Thursday, November 17
From 4 to 8:30 starting at the Graduate hotel, ticket holders for a holiday edition of Flights of Fancy, “New Haven’s premier shopping, wine and food crawl,” can enjoy “sipping, tasting and shopping stops, souvenir wine glasses and event bags, shopping discounts and promotions, raffle prizes, giveaways and more!” throughout downtown New Haven.

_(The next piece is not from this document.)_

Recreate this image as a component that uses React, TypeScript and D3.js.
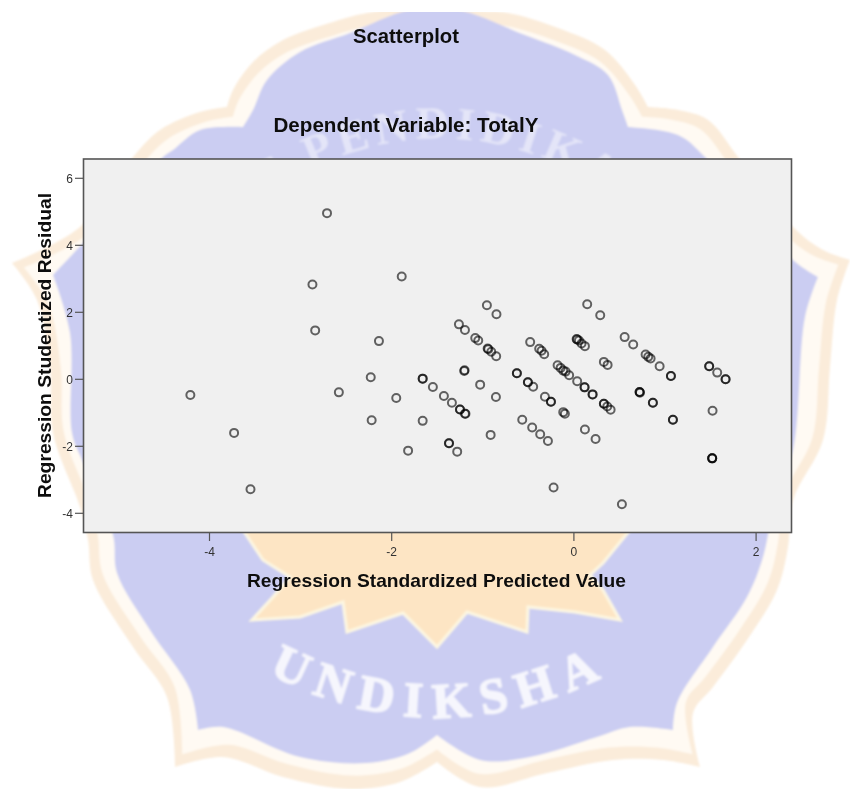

Trinity Church on the Green’s annual three-day Christmas Market, whose “handmade crafts, plants/bulbs, cookies, jams and preserves, soup to-go” and tag sale promise affordable early holiday shopping, officially opens tomorrow. But the earliest early shoppers can get first crack (and some bubbly and bites) during a ticketed Champagne Preview Party tonight from 5:30 to 8:30.

Friday, November 18
Starting at 7:30 tonight at Bregamos Community Theater, FUSE Theatre of CT presents the first of four performances this weekend of Songs For A New World. The musical by Tony Award-winning composer Jason Robert Brown “is a beloved song-cycle that introduces the audience to a wide variety of characters—from a political prisoner to a scorned socialite, a promising basketball star to the worried mother of a missing soldier—each facing scary and exhilarating crossroads in their life.”

Saturday, November 19
“The Game” is at Harvard this year—and it’s sold out. Of course, you can watch it from home or a bar, with the broadcast starting at noon on ESPNU.

A “Get Stuffed Edition” of the Stay Weird dance party series fills Diesel Lounge with mixes by DJs Godfather, Jeff LeClair, Ron Classic and Metaphysical starting at 8.

With doors at 8 and the show at 9, it’s Back to the Eighties at College Street Music Hall with ’80s tribute act Jessie’s Girl, who’ll be covering hit after hit.

Also at 9, the next Art in the Back opening reception at Three Sheets features work by local artists Scarletchild, Hannah Francis and Eerily Stabby in—you guessed it—the back.

Sunday, November 20
At The State House at 8 p.m., Pinned & Sewtured, a project of local director, designer and puppet theatre artist Anatar Marmol-Gagne, presents “an evening of LIVE short form puppet theater and a very special musical guest—Nasty Disaster!”